TF1 usually produced a log directory with big log of a model (the size was compatible to a size of a frozen graph).

nfelt commented 2 years ago

Sorry to hear you're having trouble with this. However, we won't really be able to debug these without more detail about the actual graphdef that caused the issue, preferably as a graphdef pbtxt or an events.out.tfevents file. If the graph is sensitive and can't be shared we unfortunately won't be able to get much farther, but you can try looking at the Javascript Console to see if there is any more detail about the error message there.

As for the differences between TF1 and TF2 file sizes, that might be expected depending on the graph contents - again, it would be hard to say anything more without knowing the specific graph and the specific files in question.

raphi1790 commented 2 years ago

I was facing this issue as well. Found out that switching the verbose-type from 2 to 1 in the model.fit()-function solved the problem. This might help somebody here, too.

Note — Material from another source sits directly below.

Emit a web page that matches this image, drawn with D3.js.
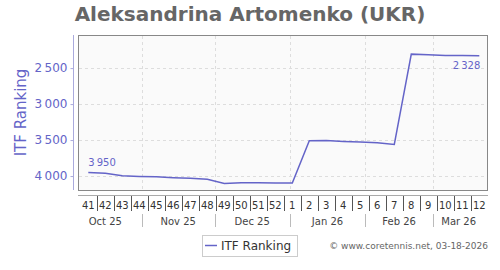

Since I'm unsure if this behaviour is intended, I created a issue for it (see here: https://github.com/tensorflow/tensorboard/issues/5745).

AndreyOrb commented 2 years ago

I was facing this issue as well. Found out that switching the verbose-type from 2 to 1 in the model.fit()-function solved the problem. This might help somebody here, too. Since I'm unsure if this behaviour is intended, I created a issue for it (see here: #5745).

Switching the verbose from 2 to 1 resolved the problem. Thanks!

monokle commented 1 year ago

I was facing this issue as well. Found out that switching the verbose-type from 2 to 1 in the model.fit()-function solved the problem. This might help somebody here, too. Since I'm unsure if this behaviour is intended, I created a issue for it (see here: #5745).

Thank you!! Based on your comment, I switched from verbose type 0 to 1 which resolved the issue as well.